Published in the Journal of NeuroInterventional Surgery, the research evaluated Patient Safety Indicator 04 (PSI 04), a “failure-to-rescue” metric created by the U.S. Agency for Healthcare Research and Quality to track deaths following treatable surgical complications. Researchers analyzed data from 73,580 stroke thrombectomy procedures performed nationwide between 2016 and 2019, along with in-depth case reviews at UCLA Health.
While PSI 04 is effective for assessing elective surgeries in relatively healthy patients, the study found it to be unsuitable for endovascular thrombectomy—an emergency procedure performed on critically ill stroke patients.
The researchers determined that PSI 04 often flags deaths caused by the severity of the stroke itself rather than by procedural complications.
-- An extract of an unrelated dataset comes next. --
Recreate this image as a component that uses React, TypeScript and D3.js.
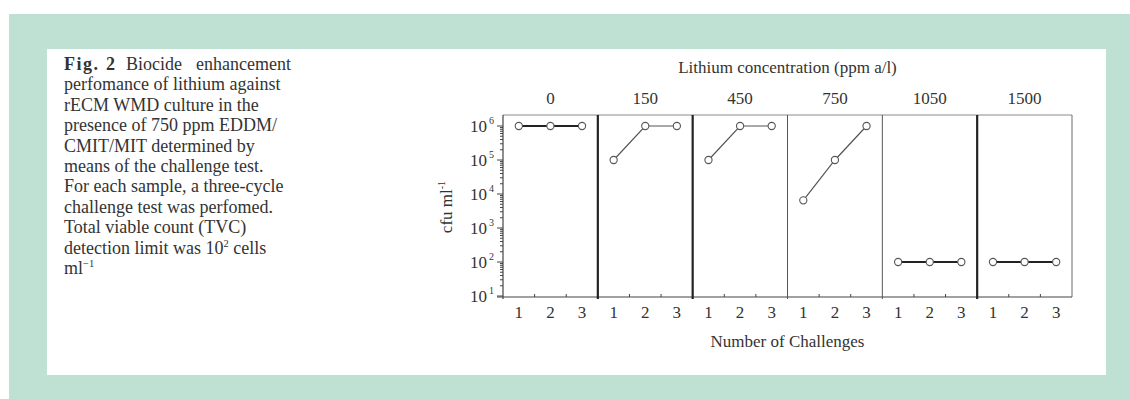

As a result, hospitals delivering high-quality care to the most critically ill patients may appear to perform poorly on safety metrics.
At UCLA’s Comprehensive Stroke Center, expert reviews showed that all PSI 04–flagged deaths were due to complications of severe strokes, not failures in care or technique. None represented preventable safety events.
The authors warn that continued use of inappropriate metrics may unfairly penalize hospitals and discourage lifesaving treatment for high-risk stroke patients. Proposed revisions by CMS to exclude acute stroke admissions from PSI 04 could help correct these shortcomings.